At election times the members would go out canvassing, but never in Woodford – it was considered a safe seat, so members had to concentrate their efforts in Ilford North, which was a marginal. Both women went knocking on doors in Ilford canvassing, which they did not enjoy. They used to go down to Ilford for the count to hear the results of the elections. Shirley and Margaret have very happy memories of those times during their teens and early 20s. They were part of a group of about 15 YCs who sometimes went away on holiday together.
One particularly memorable event the YCs organised was a pram race around South Woodford. One pram was named “Morning Cloud” after Prime Minister Ted Heath’s yacht.
Shirley and Margaret did various things at the Memorial Hall to include the pantomimes. Occasionally they went to dances there. They remember the fire which destroyed part of St Mary’s church during the late 60’s and remember seeing the fire hoses stretched across the High Road. Margaret attended ballroom dancing classes at the Hall as well.
Shirley and Margaret also have memories of the auctions and antique sales which were and still are held at the Hall. When Shirley’s great aunt died her effects were sent to an antique sale at the hall, which made £150.

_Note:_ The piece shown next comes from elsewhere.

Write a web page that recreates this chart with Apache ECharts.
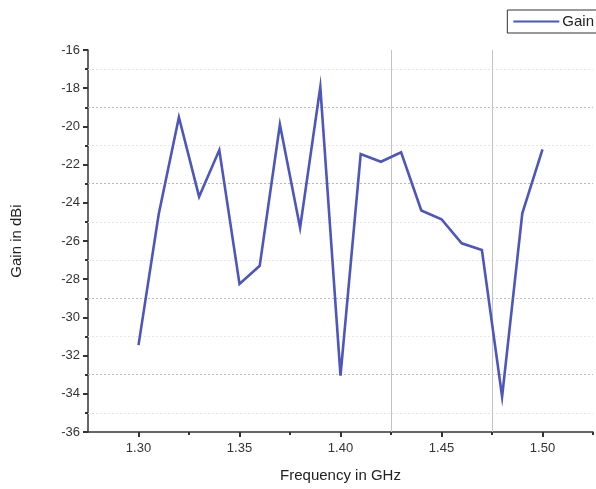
<!DOCTYPE html>
<html>
<head>
<meta charset="utf-8">
<script src="https://cdn.jsdelivr.net/npm/echarts@6/dist/echarts.min.js"></script>
<style>
  html, body { margin: 0; padding: 0; background: #ffffff; }
  #chart { width: 596px; height: 489px; }
</style>
</head>
<body>
<div id="chart"></div>
<script>
// Measured gain across the band
const frequencies = [1.30, 1.31, 1.32, 1.33, 1.34, 1.35, 1.36, 1.37, 1.38, 1.39, 1.40,
                     1.41, 1.42, 1.43, 1.44, 1.45, 1.46, 1.47, 1.48, 1.49, 1.50];
const gainValues = [-31.45, -24.6, -19.52, -23.68, -21.24, -28.25, -27.3, -19.9, -25.3, -17.94, -33.05,
                    -21.45, -21.85, -21.36, -24.4, -24.86, -26.12, -26.47, -34.15, -24.55, -21.2];
const seriesName = 'Gain';
const xTitle = 'Frequency in GHz';
const yTitle = 'Gain in dBi';
// Frequency tick positions
const xMajorTicks = [1.30, 1.35, 1.40, 1.45, 1.50];
const xMinorTicks = [1.325, 1.375, 1.425, 1.475, 1.525];
// Reference lines drawn across the plot
const darkRows = [-19, -23, -29, -33];
const lightRows = [-17, -21, -25, -27, -31, -35];
const guideCols = [1.425, 1.475];

const chart = echarts.init(document.getElementById('chart'), null, { renderer: 'canvas' });

const points = frequencies.map((f, i) => [f, gainValues[i]]);
const font = 'Liberation Sans, Arial, sans-serif';
const xMin = 1.275, xMax = 1.525;
const yMin = -36, yMax = -16;

const rowLine = (v, color, width) => [
  { coord: [xMin, v], lineStyle: { color: color, type: [2, 2], width: width } },
  { coord: [xMax, v] }
];
const colLine = v => [
  { coord: [v, yMin], lineStyle: { color: '#c2c2c2', type: 'solid', width: 1 } },
  { coord: [v, yMax] }
];

chart.setOption({
  animation: false,
  backgroundColor: '#ffffff',
  grid: { left: 88, right: 3, top: 50, bottom: 57 },
  legend: {
    right: -6, top: 10,
    itemWidth: 46, itemHeight: 10, itemGap: 0,
    padding: [4, 8, 4, 6],
    borderColor: '#333', borderWidth: 1,
    backgroundColor: '#fff',
    textStyle: { fontFamily: font, fontSize: 15, color: '#222', padding: [0, 0, 0, -2] },
    data: [{ name: seriesName, icon: 'path://M0,4 L46,4 L46,6 L0,6 Z' }]
  },
  xAxis: [
    {
      type: 'value',
      min: xMin, max: xMax,
      name: xTitle, nameLocation: 'middle', nameGap: 36,
      nameTextStyle: { fontFamily: font, fontSize: 15, color: '#222' },
      axisLine: { onZero: false, lineStyle: { color: '#333', width: 1.5 } },
      axisTick: { show: true, length: 5, customValues: xMajorTicks, lineStyle: { color: '#333', width: 2 } },
      axisLabel: {
        fontFamily: font, fontSize: 13, color: '#333', margin: 10,
        customValues: xMajorTicks,
        formatter: v => v.toFixed(2)
      },
      splitLine: { show: false }
    },
    {
      type: 'value',
      position: 'bottom',
      min: xMin, max: xMax,
      axisLine: { show: false, onZero: false },
      axisTick: { show: true, length: 3, customValues: xMinorTicks, lineStyle: { color: '#333', width: 2 } },
      axisLabel: { show: false },
      splitLine: { show: false }
    }
  ],
  yAxis: {
    type: 'value',
    min: yMin, max: yMax, interval: 2,
    name: yTitle, nameLocation: 'middle', nameGap: 64,
    nameTextStyle: { fontFamily: font, fontSize: 15, color: '#222' },
    axisLine: { show: true, lineStyle: { color: '#333', width: 1.5 } },
    axisTick: { show: true, length: 5, lineStyle: { color: '#333', width: 2 } },
    minorTick: { show: true, splitNumber: 2, length: 3, lineStyle: { color: '#333', width: 2 } },
    axisLabel: { fontFamily: font, fontSize: 13, color: '#333', margin: 8 },
    splitLine: { show: false }
  },
  series: [
    {
      name: seriesName,
      type: 'line',
      xAxisIndex: 0,
      data: points,
      showSymbol: false,
      symbol: 'none',
      lineStyle: { color: '#4d56bb', width: 2.6, join: 'miter' },
      itemStyle: { color: '#4d56bb' },
      z: 5,
      markLine: {
        silent: true, symbol: 'none', label: { show: false },
        animation: false,
        data: [
          ...darkRows.map(v => rowLine(v, '#b9b9b9', 1.2)),
          ...lightRows.map(v => rowLine(v, '#e6e6e6', 1)),
          ...guideCols.map(colLine)
        ]
      }
    }
  ]
});
</script>
</body>
</html>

During the late 60s and 70s Shirley and Margaret went to the 2 cinemas in South Woodford. The Plaza, where Sainsbury’s is now sited, was known as the “fleapit” because it was generally quite grubby. The film would often break down and customers would be given a ticket to return to see the film the following week. The Plaza was small with a circular frontage. Customers went in one side of the building and exited through the other side. The other cinema, the Majestic, is now the Odeon. There was a fish and chip shop a few doors along the road where you could buy 6d worth of chips after the film. Shirley would prop open the exit doors, near the Ladies toilet, so that her friends could sneak in to see the film for free! In those days films were classified as U, A or X. If minors wanted to see some films they would approach an adult queuing to go in and ask if they could go in together so that they could watch horror films without being challenged to prove their age – that would be unthinkable now!
A couple of local Coffee Bars were not considered nice places for teenage girls to frequent. The Bamboo Coffee House was used by Mods and the atmosphere was felt to be slightly intimidating. Another was near the Horse and Wells pub and was considered to have a bad reputation, possibly because it was frequented by rockers.
The car park for the George is now Zizzi’s restaurant and flats. In the parade of shops down from the George, going towards Snaresbrook, there used to be a record shop called the Pop Inn. Shirley still has vinyl albums purchased there.
Shirley and Margaret recalled several famous residents of Woodford. Lonnie Donegan lived on the Firs Estate and girls would go and stand outside his house, which had distinctive guitars on its metal gates. Margaret went and stood outside Lonnie Donegan’s house on one occasion and after sometime, she was approached by someone from the house who asked her to “please go away” and she very politely did. Neither Shirley or Margaret ever actually actually saw Lonnie Donegan. however.